We learn of the tragedies and pleasures amongst the people living so close to the French front line. The lives of those working in a factory essential to the war effort, are compared to the soldiers heading to the front to give their lives, or at the very least their limbs, for their country. The author looks at the minutiae and the broad picture of town life looking at the individual lives being lived in the town in contrast to the mass of people over the hill fighting as one body.
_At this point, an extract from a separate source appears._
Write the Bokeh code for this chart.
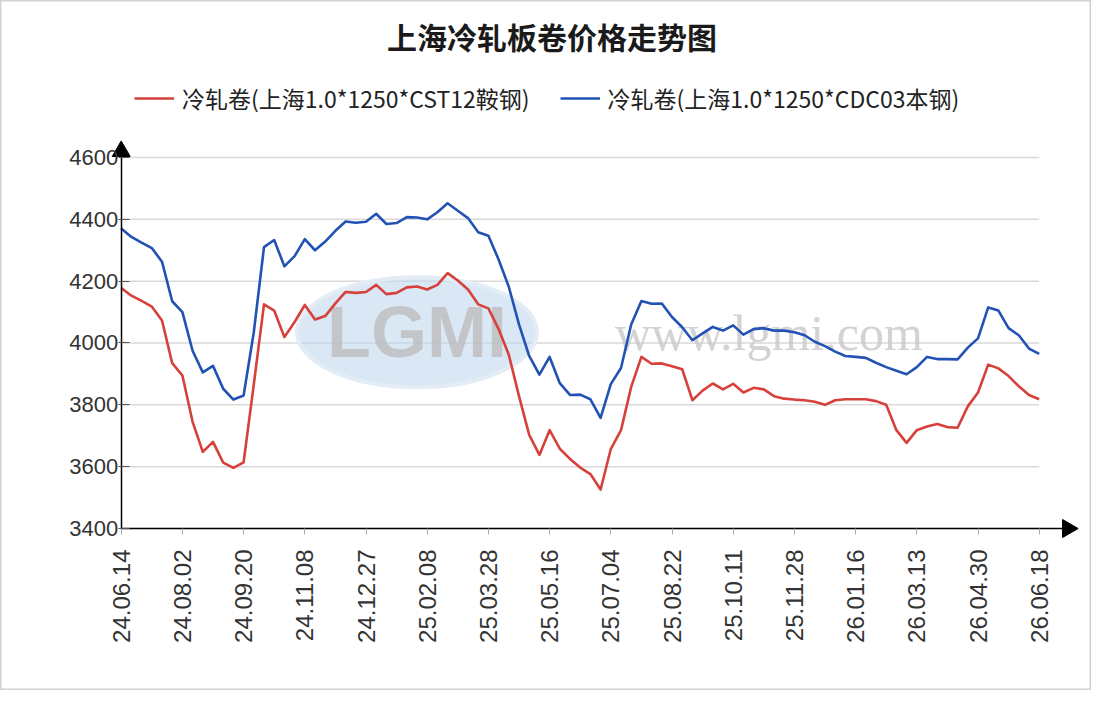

Although the book wanders through many lives and down many paths of conjecture and thought, there is a solid ending and the main threads of the many stories within this slim book (205 pages) are tied up neatly.

Winner of the “Prix Renaudot” , this is a novel that, I feel, deserves to be read slowly, with time to think about the superb imagery and expressive style of the author. A perfect book for those who like to read a chapter and then ponder the messages within those pages. There are so many wonderful ideas and observations about life, for example “if man isn’t like one of those pebbles that lie on the road, lying in the same place for entire days until someone kicks it and sends it sailing through the air for no reason. And what can a pebble do?” There are many such phrases and thoughts throughout the whole book, together with humour and great sadness. The imagery is very strong, and the writing clear and easy to follow – though I did get a bit lost occasionally as to where in the timeline the narration was taking place.

I certainly found I was drawn into the novel’s characters, and the horrors of lives lived such a short distance from the carnage of war (this is not a cheerful, feel good book). The narration imitates a real telling of an event (like listening to a favourite uncle), where one is often taken back and forth between times, and then taken off at a tangent to bring in other events that were taking place at the time. This is a book that I will certainly think about for some time to come, and would have liked to have read it when I was a student so that I could have been part of a group discussion on the many themes and wonderful images that are within this short book.
Slowly and solemnly, Philippe Claudel takes what at first glance appears to be an old fashioned police procedural and turns it into a deeply moving account of the damaged country and psyche which the citizens of France experience during WWI. The frontline is too close physically and psychologically to allow life to carry on as normal in the small industry town where “Grey Souls” is set. Too many people are tortured or suffer loss for there ever to be real healing and the innocent suffer the most.